Dans ces conditions, on peut comprendre que beaucoup n’aient pas envie d’attendre de savoir comment se passera le mois du ramadan. Spécialement les non pratiquants qui craignent déjà des campagnes punitives, en l’absence de volonté claire de répression de la part des autorités d’actes qu’elles peinent apparemment à contenir, débordées d’une part et craintives d’autre part de renvoyer une image de répression rappelant le régime déchu.

La montée et la visibilité de l’intolérance inquiètent aujourd’hui toutes les classes sociales et les tranches d’âge confondues: bourgeoisie, habitants de quartiers défavorisés, jeunes couples, étudiants… nombreux sont les Tunisiens n’excluant pas d’émigrer à court terme ou après les élections, les sondages donnant Ennahdha parti islamiste en tête n’arrangeant rien à leur anxiété. Ainsi, les demandes de renseignements et les dépôts de dossier pour la Canada ont atteint un plus haut historique. Idem pour les postulants à loterie américaine en nette hausse en 2011 et, comble de l’ironie, beaucoup envisagent faute d’autres solutions d’aller en Algérie.

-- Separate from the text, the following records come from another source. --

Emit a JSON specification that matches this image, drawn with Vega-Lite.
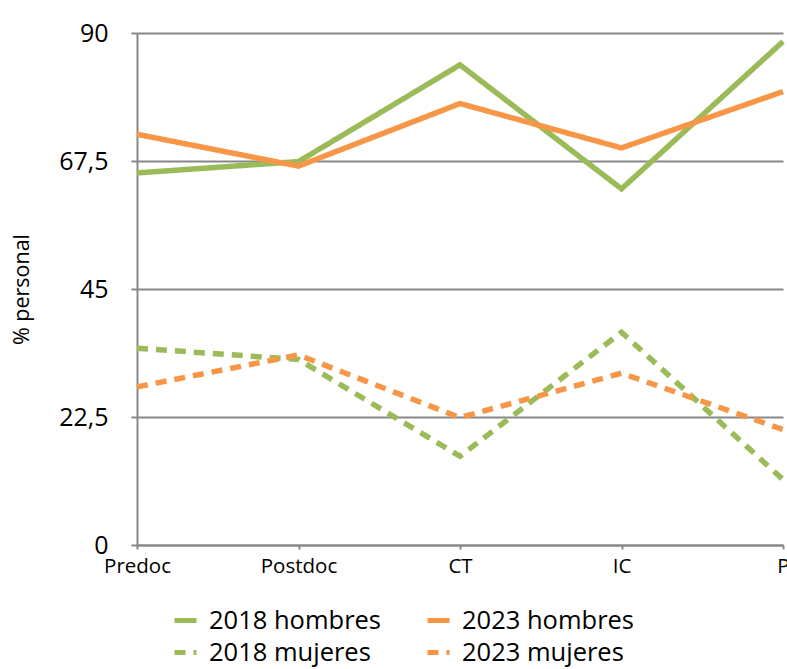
{
  "$schema": "https://vega.github.io/schema/vega-lite/v6.json",
  "width": 646,
  "height": 512,
  "autosize": {"type": "none"},
  "padding": {"left": 137, "top": 33, "right": 4, "bottom": 124},
  "background": "white",
  "data": {
    "values": [
      {"cat": "Predoc", "serie": "2018 hombres", "v": 65.4},
      {"cat": "Postdoc", "serie": "2018 hombres", "v": 67.4},
      {"cat": "CT", "serie": "2018 hombres", "v": 84.4},
      {"cat": "IC", "serie": "2018 hombres", "v": 62.6},
      {"cat": "P", "serie": "2018 hombres", "v": 88.5},
      {"cat": "Predoc", "serie": "2023 hombres", "v": 72.2},
      {"cat": "Postdoc", "serie": "2023 hombres", "v": 66.6},
      {"cat": "CT", "serie": "2023 hombres", "v": 77.6},
      {"cat": "IC", "serie": "2023 hombres", "v": 69.8},
      {"cat": "P", "serie": "2023 hombres", "v": 79.7},
      {"cat": "Predoc", "serie": "2018 mujeres", "v": 34.6},
      {"cat": "Postdoc", "serie": "2018 mujeres", "v": 32.6},
      {"cat": "CT", "serie": "2018 mujeres", "v": 15.6},
      {"cat": "IC", "serie": "2018 mujeres", "v": 37.4},
      {"cat": "P", "serie": "2018 mujeres", "v": 11.5},
      {"cat": "Predoc", "serie": "2023 mujeres", "v": 27.8},
      {"cat": "Postdoc", "serie": "2023 mujeres", "v": 33.4},
      {"cat": "CT", "serie": "2023 mujeres", "v": 22.4},
      {"cat": "IC", "serie": "2023 mujeres", "v": 30.2},
      {"cat": "P", "serie": "2023 mujeres", "v": 20.3}
    ]
  },
  "mark": {"type": "line", "strokeWidth": 5.5, "clip": false},
  "encoding": {
    "x": {
      "field": "cat",
      "type": "ordinal",
      "sort": ["Predoc", "Postdoc", "CT", "IC", "P"],
      "scale": {"type": "point", "padding": 0},
      "axis": {
        "title": null,
        "labelAngle": 0,
        "labelFont": "Open Sans",
        "labelFontSize": 20.5,
        "labelColor": "#000000",
        "labelPadding": 7,
        "domainColor": "#888888",
        "domainWidth": 2,
        "tickColor": "#888888",
        "tickWidth": 2,
        "tickSize": 4,
        "grid": false
      }
    },
    "y": {
      "field": "v",
      "type": "quantitative",
      "scale": {"domain": [0, 90], "nice": false},
      "axis": {
        "title": "% personal",
        "titleFont": "Open Sans",
        "titleFontSize": 21.5,
        "titleFontWeight": "normal",
        "titleColor": "#000000",
        "titleX": -109,
        "titleY": 256,
        "titleBaseline": "alphabetic",
        "titleAlign": "center",
        "values": [0, 22.5, 45, 67.5, 90],
        "labelExpr": "replace(format(datum.value, '.1~f'), '.', ',')",
        "labelFont": "Open Sans",
        "labelFontSize": 25,
        "labelColor": "#000000",
        "labelPadding": 23,
        "domainColor": "#888888",
        "domainWidth": 2,
        "tickColor": "#888888",
        "tickWidth": 2,
        "tickSize": 6,
        "grid": true,
        "gridColor": "#888888",
        "gridWidth": 2
      }
    },
    "color": {
      "field": "serie",
      "type": "nominal",
      "scale": {
        "domain": ["2018 hombres", "2018 mujeres", "2023 hombres", "2023 mujeres"],
        "range": ["#9BBB59", "#9BBB59", "#F79646", "#F79646"]
      },
      "legend": {
        "title": null,
        "orient": "none",
        "legendX": 35,
        "legendY": 574,
        "columns": 2,
        "values": ["2018 hombres", "2018 mujeres", "2023 hombres", "2023 mujeres"],
        "symbolType": "stroke",
        "symbolSize": 484,
        "symbolStrokeWidth": 5,
        "labelFont": "Open Sans",
        "labelFontSize": 25.5,
        "labelColor": "#000000",
        "labelOffset": 10,
        "labelLimit": 0,
        "rowPadding": 5,
        "columnPadding": 35
      }
    },
    "strokeDash": {
      "field": "serie",
      "type": "nominal",
      "scale": {
        "domain": ["2018 hombres", "2018 mujeres", "2023 hombres", "2023 mujeres"],
        "range": [[1, 0], [11, 8], [1, 0], [11, 8]]
      },
      "legend": null
    }
  },
  "config": {
    "view": {"stroke": null}
  }
}
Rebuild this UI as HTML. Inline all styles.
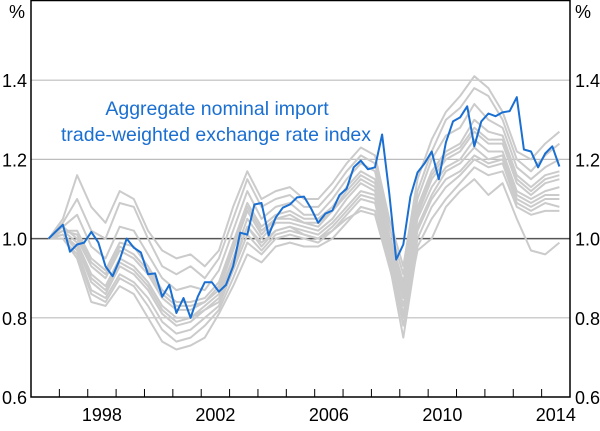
<!DOCTYPE html>
<html><head><meta charset="utf-8"><style>
body{margin:0;background:#fff}
svg text{font-family:"Liberation Sans",Arial,sans-serif;font-size:18px;fill:#000}
svg text.ann{font-size:19.5px;fill:#1a6fd1}
</style></head><body>
<svg id="chart" width="600" height="426" viewBox="0 0 600 426" xmlns="http://www.w3.org/2000/svg">
<g id="grid"></g>
<g id="gray"></g>
<g id="blue"></g>
<g id="axes"></g>
<text class="ann" x="217" y="115" text-anchor="middle">Aggregate nominal import</text>
<text class="ann" x="216" y="141" text-anchor="middle">trade-weighted exchange rate index</text>
</svg>
<script>
const yTicks=[0.6,0.8,1.0,1.2,1.4];
const yTickLabels=["0.6","0.8","1.0","1.2","1.4"];
const xYears=[1998,2002,2006,2010,2014];
const startTime=1996.625;
const blueValues=[1.000,1.018,1.035,0.967,0.985,0.99,1.017,0.99,0.93,0.905,0.947,1.0,0.977,0.965,0.91,0.912,0.853,0.883,0.812,0.85,0.80,0.853,0.89,0.89,0.866,0.883,0.93,1.015,1.01,1.086,1.09,1.008,1.053,1.078,1.086,1.104,1.106,1.076,1.04,1.063,1.071,1.11,1.126,1.18,1.197,1.175,1.18,1.263,1.116,0.947,0.985,1.106,1.167,1.19,1.22,1.15,1.243,1.296,1.306,1.334,1.233,1.296,1.316,1.309,1.319,1.322,1.357,1.225,1.22,1.18,1.215,1.233,1.182];
const gray1=[1.00,1.05,1.16,1.08,1.04,1.12,1.10,1.02,0.97,0.95,0.96,0.93,0.97,1.08,1.17,1.10,1.12,1.13,1.10,1.10,1.14,1.19,1.23,1.21,1.05,0.93,1.15,1.25,1.32,1.36,1.41,1.38,1.32,1.22,1.20,1.24,1.27];
const gray2=[1.00,1.04,1.10,1.02,1.00,1.09,1.08,1.00,0.93,0.91,0.93,0.90,0.95,1.05,1.15,1.08,1.10,1.11,1.08,1.08,1.12,1.17,1.21,1.19,1.03,0.91,1.12,1.22,1.30,1.33,1.38,1.36,1.30,1.20,1.17,1.21,1.24];
const gray3=[1.00,1.03,1.06,0.98,0.95,1.03,1.02,0.96,0.90,0.87,0.88,0.87,0.92,1.02,1.12,1.05,1.08,1.09,1.06,1.06,1.10,1.15,1.19,1.17,1.01,0.89,1.10,1.20,1.26,1.28,1.34,1.30,1.28,1.18,1.15,1.18,1.20];
const gray4=[1.00,1.02,1.02,0.95,0.92,0.99,0.98,0.93,0.87,0.84,0.84,0.85,0.89,0.99,1.09,1.03,1.06,1.07,1.05,1.05,1.08,1.13,1.17,1.15,1.00,0.87,1.08,1.17,1.22,1.24,1.30,1.27,1.26,1.16,1.13,1.16,1.17];
const gray5=[1.00,1.03,1.00,0.93,0.90,0.97,0.95,0.91,0.85,0.82,0.82,0.84,0.87,0.97,1.07,1.01,1.05,1.05,1.04,1.03,1.07,1.11,1.15,1.13,0.99,0.86,1.06,1.15,1.20,1.22,1.27,1.24,1.24,1.14,1.11,1.14,1.15];
const gray6=[1.00,1.02,0.99,0.91,0.88,0.95,0.93,0.89,0.83,0.80,0.80,0.83,0.86,0.95,1.05,1.00,1.04,1.04,1.03,1.02,1.05,1.10,1.14,1.12,0.98,0.85,1.05,1.13,1.18,1.20,1.25,1.22,1.22,1.12,1.10,1.12,1.13];
const gray7=[1.00,1.01,0.98,0.89,0.86,0.93,0.91,0.87,0.81,0.78,0.79,0.82,0.84,0.93,1.03,0.98,1.02,1.03,1.02,1.01,1.04,1.08,1.12,1.11,0.97,0.83,1.03,1.11,1.17,1.19,1.23,1.20,1.21,1.11,1.09,1.11,1.11];
const gray8=[1.00,1.01,0.97,0.87,0.85,0.91,0.89,0.85,0.79,0.76,0.77,0.80,0.83,0.92,1.01,0.97,1.01,1.02,1.01,1.00,1.03,1.07,1.11,1.10,0.96,0.81,1.02,1.10,1.15,1.17,1.21,1.19,1.20,1.10,1.08,1.10,1.10];
const gray9=[1.00,1.00,0.96,0.86,0.84,0.90,0.88,0.83,0.77,0.74,0.75,0.78,0.82,0.90,0.99,0.96,1.00,1.01,1.00,0.99,1.02,1.06,1.10,1.09,0.95,0.78,1.00,1.08,1.13,1.16,1.20,1.18,1.19,1.09,1.07,1.09,1.08];
const gray10=[1.00,1.00,0.95,0.84,0.83,0.88,0.86,0.80,0.74,0.72,0.73,0.75,0.81,0.88,0.96,0.94,0.98,0.99,0.98,0.98,1.00,1.04,1.08,1.07,0.94,0.75,0.98,1.05,1.10,1.14,1.18,1.16,1.17,1.08,1.06,1.07,1.07];
const gray11=[1.00,1.01,0.98,0.90,0.87,0.94,0.92,0.88,0.82,0.79,0.80,0.82,0.85,0.94,1.03,0.99,1.02,1.03,1.01,1.00,1.02,1.05,1.07,1.06,0.93,0.80,0.97,1.00,1.08,1.12,1.15,1.11,1.14,1.05,0.97,0.96,0.99];
const gray12=[1.00,1.02,1.01,0.94,0.91,0.98,0.96,0.92,0.86,0.83,0.83,0.84,0.88,0.98,1.08,1.02,1.05,1.06,1.04,1.04,1.07,1.12,1.16,1.14,1.00,0.88,1.07,1.16,1.21,1.23,1.28,1.25,1.25,1.15,1.12,1.15,1.16];
const graySeries=[gray1,gray2,gray3,gray4,gray5,gray6,gray7,gray8,gray9,gray10,gray11,gray12];

const L=31,R=570,T=1,B=397;
const x=t=>L+(t-1996)*(R-L)/19;
const y=v=>B-(v-0.6)*(B-T)/1.0;
const NS="http://www.w3.org/2000/svg";
function mk(tag,parent,attrs){const e=document.createElementNS(NS,tag);for(const k in attrs)e.setAttribute(k,attrs[k]);parent.appendChild(e);return e;}
const grid=document.getElementById('grid'),axes=document.getElementById('axes');
yTicks.forEach((v,i)=>{
  if(v>0.6){const g=mk('line',grid,{x1:L,x2:R,y1:y(v),y2:y(v),stroke:v===1.0?'#555':'#bdbdbd','stroke-width':v===1.0?1.5:1.2});
  
  }
  const tl=mk('text',axes,{x:L-4,y:y(v)+7,'text-anchor':'end'});tl.textContent=yTickLabels[i];
  
  
  const tr=mk('text',axes,{x:R+5,y:y(v)+7,'text-anchor':'start'});tr.textContent=yTickLabels[i];
  
  
});
const p1=mk('text',axes,{x:17,y:18,'text-anchor':'middle'});p1.textContent='%';


const p2=mk('text',axes,{x:583,y:18,'text-anchor':'middle'});p2.textContent='%';


for(let yr=1997;yr<=2014;yr++){const tk=mk('line',axes,{x1:x(yr),x2:x(yr),y1:B,y2:B-8,stroke:'#000','stroke-width':1});
  
  }
xYears.forEach(yr=>{const t=mk('text',axes,{x:x(yr+0.5),y:421,'text-anchor':'middle'});t.textContent=yr;
  
  });
const fr=mk('rect',axes,{x:L,y:T-0.5,width:R-L,height:B-T+0.5,fill:'none',stroke:'#000','stroke-width':1.5});


const gg=document.getElementById('gray');
graySeries.forEach((s,j)=>{
  const d=s.map((v,i)=>(i?'L':'M')+x(startTime+i*0.5).toFixed(1)+' '+y(v).toFixed(1)).join(' ');
  const p=mk('path',gg,{d:d,fill:'none',stroke:'#cbcbcb','stroke-width':2,'stroke-linejoin':'round'});
  
  
});
const bd=blueValues.map((v,i)=>(i?'L':'M')+x(startTime+i*0.25).toFixed(1)+' '+y(v).toFixed(1)).join(' ');
const bp=mk('path',document.getElementById('blue'),{d:bd,fill:'none',stroke:'#1a6fd1','stroke-width':2,'stroke-linejoin':'round'});


</script>
</body></html>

Le témoignage d’une future ingénieure

Cette perspective d’exil d’un genre nouveau, sorte d’exil idéologique et contraint, n’épargne pas une certaine jeunesse désabusée et idéaliste, déçue par une révolution en laquelle elle fondait beaucoup d’espoirs. Future ingénieure bientôt diplômée d’une école prestigieuse,  Salma Benabdallah en fait partie. La jeune femme de 24 ans nous a confié ceci :

« Beaucoup de mes camarades sont devenus angoissés et projettent sérieusement de quitter la Tunisie. Car il n’est plus question de sécurité ni de liberté, ni de justice sociale, pour lesquelles on a tant lutté, mais de confiscation de la révolution citoyenne par des rétrogrades prêts à tout, y compris la violence, pour imposer un retour anachronique vers le fondamentalisme importé du Moyen-orient. Depuis, mes parents me poussent à quitter le pays et à terminer mes études à l’étranger et éventuellement m’y installer. Je laisserais derrière moi un sombre nuage que j’espère passager. J’ai l’impression que l’anarchie a pris la place d’une dictature et règne désormais sur ma belle Tunisie ».